======== Source material ========

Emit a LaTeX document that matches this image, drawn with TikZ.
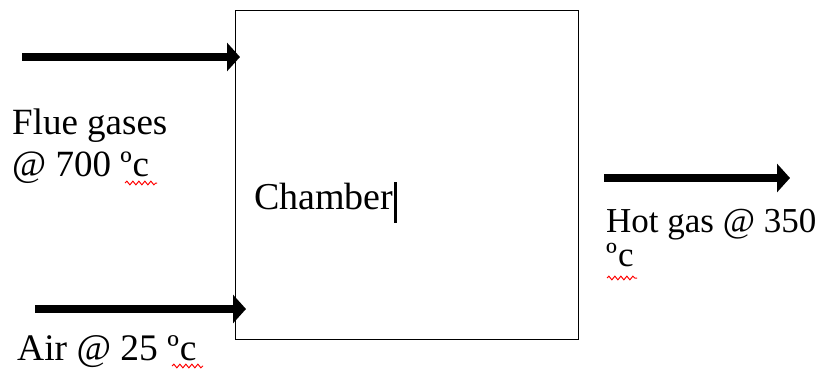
\documentclass[tikz,border=0pt]{standalone}
\usepackage{fontspec}
\setmainfont{Liberation Serif}
\usetikzlibrary{arrows.meta,decorations.pathmorphing}
\begin{document}
\begin{tikzpicture}[x=1pt,y=-1pt,
  flow/.style={line width=8.5pt,-{Triangle[length=13pt,width=28pt]}},
  lbl/.style={anchor=base west,inner sep=0pt},
  squiggle/.style={red,line width=1pt,decorate,
    decoration={snake,amplitude=1.8pt,segment length=6pt}}]
  \useasboundingbox (0,0) rectangle (822,370);
  % reaction chamber
  \node[draw,line width=1.4pt,minimum width=343pt,minimum height=329pt,
        inner sep=0pt,anchor=north west] (chamber) at (235,10) {};
  % stream end points
  \coordinate (flueIn) at (22,57);
  \coordinate (flueTip) at (240,57);
  \coordinate (airIn) at (35,309);
  \coordinate (airTip) at (246,309);
  \coordinate (hotOut) at (604,178);
  \coordinate (hotTip) at (790,178);
  \draw[flow] (flueIn) -- (flueTip);
  \draw[flow] (airIn) -- (airTip);
  \draw[flow] (hotOut) -- (hotTip);
  % labels
  \node[lbl,font=\fontsize{37}{40}\selectfont] (flue1) at (12,134) {Flue gases};
  \node[lbl,font=\fontsize{37}{40}\selectfont] (flue2) at (12,176) {@ 700 º\kern1pt c};
  \node[lbl,font=\fontsize{37.5}{40}\selectfont] (air) at (17,360) {Air @ 25 º\kern1pt c};
  \node[lbl,font=\fontsize{35}{40}\selectfont] (hot1) at (606,232) {Hot gas @ 350};
  \node[lbl,font=\fontsize{35}{40}\selectfont] (hot2) at (606,266) {º\kern1pt c};
  \node[lbl,font=\fontsize{38}{40}\selectfont] (chname) at (254,209) {Chamber};
  % text cursor
  \coordinate (curTop) at (395.5,182);
  \coordinate (curBot) at (395.5,223);
  \draw[line width=2.2pt] (curTop) -- (curBot);
  % spell-check marks
  \draw[squiggle] (125,183) -- (157,183);
  \draw[squiggle] (172,366) -- (203,366);
  \draw[squiggle] (607,278) -- (637,278);
\end{tikzpicture}
\end{document}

========

▶ What is asked
Copy out every line of the material above exactly, skipping the pictures.

▶ Written reply
Emit a LaTeX document that matches this image, drawn with TikZ.
\documentclass[tikz,border=0pt]{standalone}
\usepackage{fontspec}
\setmainfont{Liberation Serif}
\usetikzlibrary{arrows.meta,decorations.pathmorphing}
\begin{document}
\begin{tikzpicture}[x=1pt,y=-1pt,
  flow/.style={line width=8.5pt,-{Triangle[length=13pt,width=28pt]}},
  lbl/.style={anchor=base west,inner sep=0pt},
  squiggle/.style={red,line width=1pt,decorate,
    decoration={snake,amplitude=1.8pt,segment length=6pt}}]
  \useasboundingbox (0,0) rectangle (822,370);
  % reaction chamber
  \node[draw,line width=1.4pt,minimum width=343pt,minimum height=329pt,
        inner sep=0pt,anchor=north west] (chamber) at (235,10) {};
  % stream end points
  \coordinate (flueIn) at (22,57);
  \coordinate (flueTip) at (240,57);
  \coordinate (airIn) at (35,309);
  \coordinate (airTip) at (246,309);
  \coordinate (hotOut) at (604,178);
  \coordinate (hotTip) at (790,178);
  \draw[flow] (flueIn) -- (flueTip);
  \draw[flow] (airIn) -- (airTip);
  \draw[flow] (hotOut) -- (hotTip);
  % labels
  \node[lbl,font=\fontsize{37}{40}\selectfont] (flue1) at (12,134) {Flue gases};
  \node[lbl,font=\fontsize{37}{40}\selectfont] (flue2) at (12,176) {@ 700 º\kern1pt c};
  \node[lbl,font=\fontsize{37.5}{40}\selectfont] (air) at (17,360) {Air @ 25 º\kern1pt c};
  \node[lbl,font=\fontsize{35}{40}\selectfont] (hot1) at (606,232) {Hot gas @ 350};
  \node[lbl,font=\fontsize{35}{40}\selectfont] (hot2) at (606,266) {º\kern1pt c};
  \node[lbl,font=\fontsize{38}{40}\selectfont] (chname) at (254,209) {Chamber};
  % text cursor
  \coordinate (curTop) at (395.5,182);
  \coordinate (curBot) at (395.5,223);
  \draw[line width=2.2pt] (curTop) -- (curBot);
  % spell-check marks
  \draw[squiggle] (125,183) -- (157,183);
  \draw[squiggle] (172,366) -- (203,366);
  \draw[squiggle] (607,278) -- (637,278);
\end{tikzpicture}
\end{document}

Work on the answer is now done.